WHAT THE TASK ASKS
Give the data again exactly as written, skipping any pictures.

┌────────

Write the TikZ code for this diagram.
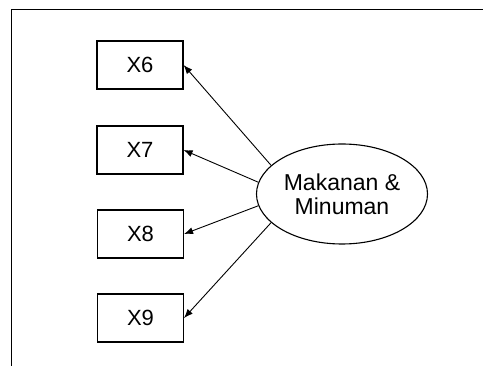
\documentclass[tikz,border=0pt]{standalone}
\usepackage{fontspec}
\setmainfont{Liberation Sans}
\usetikzlibrary{shapes.geometric,arrows.meta}
\begin{document}
\begin{tikzpicture}[x=1pt,y=-1pt,
  ind/.style={draw,line width=1.1pt,minimum width=86pt,minimum height=48pt,inner sep=0pt,font=\fontsize{22}{24}\selectfont},
  lat/.style={draw,ellipse,line width=1.1pt,minimum width=171pt,minimum height=100pt,inner sep=0pt,align=center,font=\fontsize{23}{24}\selectfont},
  load/.style={line width=0.9pt,-{Latex[length=9pt,width=7pt]}}]
\useasboundingbox (0,0) rectangle (483,374);
% frame
\draw[line width=1.4pt] (483,9.5) -- (11.5,9.5) -- (11.5,366);
% indicators
\node[ind] (x6) at (140,65) {X6};
\node[ind] (x7) at (140,150) {X7};
\node[ind] (x8) at (140.5,234) {X8};
\node[ind] (x9) at (140.5,318) {X9};
% latent variable
\node[lat] (f) at (342,194) {Makanan \&\\Minuman};
% loadings
\draw[load] (f.158.7) -- (x6.east);
\draw[load] (f.172.5) -- (x7.east);
\draw[load] (f.188.8) -- (x8.east);
\draw[load] (f.202.6) -- (x9.east);
\end{tikzpicture}
\end{document}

└────────

THE ANSWER
Write the TikZ code for this diagram.
\documentclass[tikz,border=0pt]{standalone}
\usepackage{fontspec}
\setmainfont{Liberation Sans}
\usetikzlibrary{shapes.geometric,arrows.meta}
\begin{document}
\begin{tikzpicture}[x=1pt,y=-1pt,
  ind/.style={draw,line width=1.1pt,minimum width=86pt,minimum height=48pt,inner sep=0pt,font=\fontsize{22}{24}\selectfont},
  lat/.style={draw,ellipse,line width=1.1pt,minimum width=171pt,minimum height=100pt,inner sep=0pt,align=center,font=\fontsize{23}{24}\selectfont},
  load/.style={line width=0.9pt,-{Latex[length=9pt,width=7pt]}}]
\useasboundingbox (0,0) rectangle (483,374);
% frame
\draw[line width=1.4pt] (483,9.5) -- (11.5,9.5) -- (11.5,366);
% indicators
\node[ind] (x6) at (140,65) {X6};
\node[ind] (x7) at (140,150) {X7};
\node[ind] (x8) at (140.5,234) {X8};
\node[ind] (x9) at (140.5,318) {X9};
% latent variable
\node[lat] (f) at (342,194) {Makanan \&\\Minuman};
% loadings
\draw[load] (f.158.7) -- (x6.east);
\draw[load] (f.172.5) -- (x7.east);
\draw[load] (f.188.8) -- (x8.east);
\draw[load] (f.202.6) -- (x9.east);
\end{tikzpicture}
\end{document}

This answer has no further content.